Congress wants to draft a compromise bill which the Administration will sign into law.  It appears that the Administration strongly opposes:  increases in farm bill spending and paying for the increases with new taxes, and failure to exclude from eligibility for farm program payments persons whose adjusted gross income exceeds $200,000 annually (the current AGI limit is $2.5 million).  For example, to finance increased farm bill spending, the House version includes a proposal to raise $7.8 billion by ending a practice that allows foreign-owned companies operating in the United States, to shift earnings to countries with lower tax rates.  The Administration considers this proposal as raising taxes.  It appears that, essentially, there are two ways to overcome this obstacle; find revenue enhancers that pass the Administration’s “no new taxes” test or reduce spending in other USDA programs to offset the increase.  In terms of the AGI cap, congress would like an AGI cap closer to $1 million.

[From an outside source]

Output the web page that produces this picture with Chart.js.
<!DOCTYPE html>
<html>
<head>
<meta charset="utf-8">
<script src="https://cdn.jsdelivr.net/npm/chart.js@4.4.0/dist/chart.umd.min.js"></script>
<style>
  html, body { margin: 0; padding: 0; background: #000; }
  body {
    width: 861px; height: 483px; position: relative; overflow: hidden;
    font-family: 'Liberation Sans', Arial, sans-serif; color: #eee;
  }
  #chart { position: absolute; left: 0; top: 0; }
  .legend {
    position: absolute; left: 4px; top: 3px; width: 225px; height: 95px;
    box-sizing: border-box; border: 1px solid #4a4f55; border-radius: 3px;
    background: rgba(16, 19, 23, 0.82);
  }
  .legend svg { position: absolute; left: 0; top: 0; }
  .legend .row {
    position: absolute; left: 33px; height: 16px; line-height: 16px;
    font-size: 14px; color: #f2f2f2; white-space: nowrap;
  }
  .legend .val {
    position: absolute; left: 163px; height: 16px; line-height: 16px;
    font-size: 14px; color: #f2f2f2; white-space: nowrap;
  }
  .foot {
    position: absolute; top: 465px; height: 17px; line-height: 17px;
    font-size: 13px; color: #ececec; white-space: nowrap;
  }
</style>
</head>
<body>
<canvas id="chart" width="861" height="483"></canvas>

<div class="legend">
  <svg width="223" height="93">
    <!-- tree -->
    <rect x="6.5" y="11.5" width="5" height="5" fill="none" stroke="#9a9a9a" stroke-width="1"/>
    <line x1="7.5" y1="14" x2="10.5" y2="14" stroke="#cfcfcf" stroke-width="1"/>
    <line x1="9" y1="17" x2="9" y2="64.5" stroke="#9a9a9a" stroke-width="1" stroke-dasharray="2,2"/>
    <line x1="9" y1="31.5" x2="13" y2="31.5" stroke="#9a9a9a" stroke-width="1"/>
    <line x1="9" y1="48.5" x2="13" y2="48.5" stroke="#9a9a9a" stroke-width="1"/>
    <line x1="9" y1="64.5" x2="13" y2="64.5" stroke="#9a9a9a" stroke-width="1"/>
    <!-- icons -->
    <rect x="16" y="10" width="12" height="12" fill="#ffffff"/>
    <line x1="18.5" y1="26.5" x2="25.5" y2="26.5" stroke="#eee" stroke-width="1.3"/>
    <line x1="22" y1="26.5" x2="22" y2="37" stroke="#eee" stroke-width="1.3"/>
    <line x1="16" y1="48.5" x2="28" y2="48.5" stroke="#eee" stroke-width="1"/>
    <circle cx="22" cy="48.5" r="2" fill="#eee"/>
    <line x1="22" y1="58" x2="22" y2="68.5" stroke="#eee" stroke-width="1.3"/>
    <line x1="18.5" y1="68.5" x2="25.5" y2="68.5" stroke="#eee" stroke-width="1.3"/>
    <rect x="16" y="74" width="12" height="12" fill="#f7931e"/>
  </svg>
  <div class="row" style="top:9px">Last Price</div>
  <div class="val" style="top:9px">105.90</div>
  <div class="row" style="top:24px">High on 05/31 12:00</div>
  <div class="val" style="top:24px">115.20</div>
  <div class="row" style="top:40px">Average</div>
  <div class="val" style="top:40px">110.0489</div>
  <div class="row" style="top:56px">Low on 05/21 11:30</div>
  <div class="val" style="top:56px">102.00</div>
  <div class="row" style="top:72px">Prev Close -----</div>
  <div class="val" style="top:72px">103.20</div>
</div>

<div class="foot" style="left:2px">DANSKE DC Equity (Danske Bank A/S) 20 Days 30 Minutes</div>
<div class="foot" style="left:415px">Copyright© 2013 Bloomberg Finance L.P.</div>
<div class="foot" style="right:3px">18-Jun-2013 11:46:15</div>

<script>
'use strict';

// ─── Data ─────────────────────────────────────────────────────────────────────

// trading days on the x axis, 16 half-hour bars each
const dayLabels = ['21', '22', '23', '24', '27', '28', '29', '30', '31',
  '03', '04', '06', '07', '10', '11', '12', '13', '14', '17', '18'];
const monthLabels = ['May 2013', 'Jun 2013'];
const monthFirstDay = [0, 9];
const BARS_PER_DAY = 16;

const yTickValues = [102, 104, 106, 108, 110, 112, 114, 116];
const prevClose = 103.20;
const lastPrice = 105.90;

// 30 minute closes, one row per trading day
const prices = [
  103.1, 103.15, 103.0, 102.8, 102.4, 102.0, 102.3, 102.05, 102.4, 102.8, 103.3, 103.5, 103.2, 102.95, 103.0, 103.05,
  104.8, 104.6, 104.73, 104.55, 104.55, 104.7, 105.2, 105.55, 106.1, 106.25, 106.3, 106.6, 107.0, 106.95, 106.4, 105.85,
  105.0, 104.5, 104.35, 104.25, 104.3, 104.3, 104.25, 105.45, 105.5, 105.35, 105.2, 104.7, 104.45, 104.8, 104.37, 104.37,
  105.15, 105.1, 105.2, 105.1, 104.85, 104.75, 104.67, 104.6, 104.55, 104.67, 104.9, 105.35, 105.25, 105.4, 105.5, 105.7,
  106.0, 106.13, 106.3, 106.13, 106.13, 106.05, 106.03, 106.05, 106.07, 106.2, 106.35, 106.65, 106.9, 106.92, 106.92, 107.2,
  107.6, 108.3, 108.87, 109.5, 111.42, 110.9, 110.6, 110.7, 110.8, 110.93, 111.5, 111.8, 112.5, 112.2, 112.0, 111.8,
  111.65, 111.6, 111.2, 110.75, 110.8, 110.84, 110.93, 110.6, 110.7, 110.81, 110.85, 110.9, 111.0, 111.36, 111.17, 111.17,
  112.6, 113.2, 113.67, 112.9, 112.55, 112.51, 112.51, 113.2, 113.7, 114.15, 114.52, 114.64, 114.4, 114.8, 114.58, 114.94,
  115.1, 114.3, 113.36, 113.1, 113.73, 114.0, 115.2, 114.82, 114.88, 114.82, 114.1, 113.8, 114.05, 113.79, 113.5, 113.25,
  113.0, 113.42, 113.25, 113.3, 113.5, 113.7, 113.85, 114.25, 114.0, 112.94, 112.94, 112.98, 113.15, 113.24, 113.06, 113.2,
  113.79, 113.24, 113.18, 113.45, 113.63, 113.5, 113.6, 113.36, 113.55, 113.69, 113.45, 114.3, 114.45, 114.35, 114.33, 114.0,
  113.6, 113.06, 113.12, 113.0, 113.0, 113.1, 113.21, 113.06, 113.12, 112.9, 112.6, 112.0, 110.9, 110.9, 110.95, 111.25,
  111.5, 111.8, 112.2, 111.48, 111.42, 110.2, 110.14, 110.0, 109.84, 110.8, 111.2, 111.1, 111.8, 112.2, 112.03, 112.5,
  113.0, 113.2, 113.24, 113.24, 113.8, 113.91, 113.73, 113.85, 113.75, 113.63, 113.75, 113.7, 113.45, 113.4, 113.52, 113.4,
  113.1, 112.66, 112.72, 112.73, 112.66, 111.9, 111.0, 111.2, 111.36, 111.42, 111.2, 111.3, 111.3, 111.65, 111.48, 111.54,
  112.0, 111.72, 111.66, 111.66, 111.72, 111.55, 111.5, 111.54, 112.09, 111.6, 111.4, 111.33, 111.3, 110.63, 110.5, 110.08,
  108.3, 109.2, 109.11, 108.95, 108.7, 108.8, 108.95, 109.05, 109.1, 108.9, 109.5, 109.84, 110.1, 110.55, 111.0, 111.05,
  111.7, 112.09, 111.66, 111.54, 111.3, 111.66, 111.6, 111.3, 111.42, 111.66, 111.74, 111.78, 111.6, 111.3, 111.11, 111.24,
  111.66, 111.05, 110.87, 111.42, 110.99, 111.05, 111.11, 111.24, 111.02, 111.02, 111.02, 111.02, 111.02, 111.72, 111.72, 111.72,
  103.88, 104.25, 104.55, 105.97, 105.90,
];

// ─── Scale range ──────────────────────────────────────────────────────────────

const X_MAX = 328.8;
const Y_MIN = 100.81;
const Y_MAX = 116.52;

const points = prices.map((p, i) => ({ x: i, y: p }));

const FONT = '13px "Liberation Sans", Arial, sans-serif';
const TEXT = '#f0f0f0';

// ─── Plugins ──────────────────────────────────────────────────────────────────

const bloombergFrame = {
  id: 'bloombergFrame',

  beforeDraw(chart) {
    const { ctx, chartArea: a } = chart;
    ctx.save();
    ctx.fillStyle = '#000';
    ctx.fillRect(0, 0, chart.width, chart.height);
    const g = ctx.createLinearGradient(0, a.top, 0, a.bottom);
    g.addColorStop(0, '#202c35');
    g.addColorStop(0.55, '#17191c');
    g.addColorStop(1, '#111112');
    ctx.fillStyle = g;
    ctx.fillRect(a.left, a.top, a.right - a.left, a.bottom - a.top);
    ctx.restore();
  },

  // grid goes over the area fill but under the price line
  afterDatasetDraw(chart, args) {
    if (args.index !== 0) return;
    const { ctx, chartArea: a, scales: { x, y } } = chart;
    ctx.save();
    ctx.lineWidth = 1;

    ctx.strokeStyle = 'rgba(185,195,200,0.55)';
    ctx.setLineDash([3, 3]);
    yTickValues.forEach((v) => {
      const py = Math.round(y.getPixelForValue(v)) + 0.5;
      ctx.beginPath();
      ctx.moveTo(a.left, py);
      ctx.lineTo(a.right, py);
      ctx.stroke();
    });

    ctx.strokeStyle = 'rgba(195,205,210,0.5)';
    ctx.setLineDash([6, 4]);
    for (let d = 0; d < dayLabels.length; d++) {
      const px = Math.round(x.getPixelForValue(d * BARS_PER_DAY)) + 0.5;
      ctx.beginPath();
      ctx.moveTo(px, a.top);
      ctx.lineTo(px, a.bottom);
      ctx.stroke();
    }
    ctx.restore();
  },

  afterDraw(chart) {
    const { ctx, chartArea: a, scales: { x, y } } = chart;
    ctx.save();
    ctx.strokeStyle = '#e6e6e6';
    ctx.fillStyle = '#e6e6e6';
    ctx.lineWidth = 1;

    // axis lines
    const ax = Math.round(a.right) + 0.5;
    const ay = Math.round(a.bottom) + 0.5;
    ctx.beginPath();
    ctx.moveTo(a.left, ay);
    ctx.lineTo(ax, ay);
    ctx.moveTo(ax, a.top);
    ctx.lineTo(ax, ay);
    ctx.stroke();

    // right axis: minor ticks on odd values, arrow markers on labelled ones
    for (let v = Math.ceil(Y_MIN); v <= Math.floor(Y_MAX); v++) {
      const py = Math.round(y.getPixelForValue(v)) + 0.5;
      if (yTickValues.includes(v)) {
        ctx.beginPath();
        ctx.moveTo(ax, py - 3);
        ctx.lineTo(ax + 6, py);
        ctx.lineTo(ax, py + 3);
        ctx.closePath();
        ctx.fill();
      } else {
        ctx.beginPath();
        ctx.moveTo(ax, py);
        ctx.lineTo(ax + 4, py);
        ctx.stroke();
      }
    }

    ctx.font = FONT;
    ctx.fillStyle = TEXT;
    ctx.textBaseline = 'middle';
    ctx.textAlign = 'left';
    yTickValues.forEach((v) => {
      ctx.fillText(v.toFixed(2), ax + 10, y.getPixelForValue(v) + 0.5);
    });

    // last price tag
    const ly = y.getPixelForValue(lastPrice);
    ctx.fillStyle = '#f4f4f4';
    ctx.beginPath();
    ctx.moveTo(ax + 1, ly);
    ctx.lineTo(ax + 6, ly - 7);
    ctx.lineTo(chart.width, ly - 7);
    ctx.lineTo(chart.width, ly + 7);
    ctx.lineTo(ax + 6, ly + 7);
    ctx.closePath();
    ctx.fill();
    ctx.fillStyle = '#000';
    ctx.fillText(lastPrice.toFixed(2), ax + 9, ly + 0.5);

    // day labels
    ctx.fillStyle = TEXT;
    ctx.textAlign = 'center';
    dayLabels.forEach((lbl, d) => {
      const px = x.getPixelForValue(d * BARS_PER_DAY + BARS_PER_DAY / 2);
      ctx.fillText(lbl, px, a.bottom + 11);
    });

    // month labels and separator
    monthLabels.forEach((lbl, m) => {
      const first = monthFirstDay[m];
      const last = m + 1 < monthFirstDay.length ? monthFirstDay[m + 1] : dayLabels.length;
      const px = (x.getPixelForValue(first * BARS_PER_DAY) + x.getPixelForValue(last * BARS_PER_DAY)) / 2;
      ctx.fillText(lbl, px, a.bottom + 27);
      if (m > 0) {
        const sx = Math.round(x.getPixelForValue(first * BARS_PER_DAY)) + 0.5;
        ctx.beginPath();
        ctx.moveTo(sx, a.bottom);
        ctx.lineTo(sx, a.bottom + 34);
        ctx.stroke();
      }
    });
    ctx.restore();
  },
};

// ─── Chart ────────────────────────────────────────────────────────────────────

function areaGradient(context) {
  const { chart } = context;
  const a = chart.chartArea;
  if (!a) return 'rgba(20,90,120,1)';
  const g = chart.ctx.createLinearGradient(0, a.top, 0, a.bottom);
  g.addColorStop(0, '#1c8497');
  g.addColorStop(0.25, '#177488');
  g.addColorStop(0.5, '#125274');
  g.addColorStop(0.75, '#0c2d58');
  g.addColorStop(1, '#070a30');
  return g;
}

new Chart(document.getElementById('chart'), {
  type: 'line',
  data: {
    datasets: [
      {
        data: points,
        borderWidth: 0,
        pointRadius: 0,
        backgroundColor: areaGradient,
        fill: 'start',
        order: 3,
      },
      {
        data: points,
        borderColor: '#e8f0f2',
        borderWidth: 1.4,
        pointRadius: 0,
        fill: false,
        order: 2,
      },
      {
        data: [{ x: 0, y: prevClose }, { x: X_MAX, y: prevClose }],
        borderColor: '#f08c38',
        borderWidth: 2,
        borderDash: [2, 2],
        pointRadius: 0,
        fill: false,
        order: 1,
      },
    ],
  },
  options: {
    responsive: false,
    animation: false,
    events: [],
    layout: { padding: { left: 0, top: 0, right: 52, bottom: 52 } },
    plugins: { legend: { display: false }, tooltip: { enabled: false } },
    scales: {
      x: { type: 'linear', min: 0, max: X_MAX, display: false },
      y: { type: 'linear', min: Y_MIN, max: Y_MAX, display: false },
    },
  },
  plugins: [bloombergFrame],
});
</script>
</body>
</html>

Congress has been working diligently to come up with a compromise that would meet the Administration’s concerns.  Congress proposed to make the law a ten-year bill (the House and Senate-passed bills were five-year bills); limit the increase in farm bill spending by reducing the increases in spending for nutrition and fruit and vegetable farmers, proposed earlier by the Senate, but essentially extend the current farm and income price support programs as in Farm Bill 2002.  The Administration is making some signs to compromise in terms of increased farm bill spending.

While it appears doubtful that a compromise bill can be negotiated by the April, 18, 2008 deadline, a compromise appears possible by maybe mid-summer with additional extensions of Farm Bill 2002.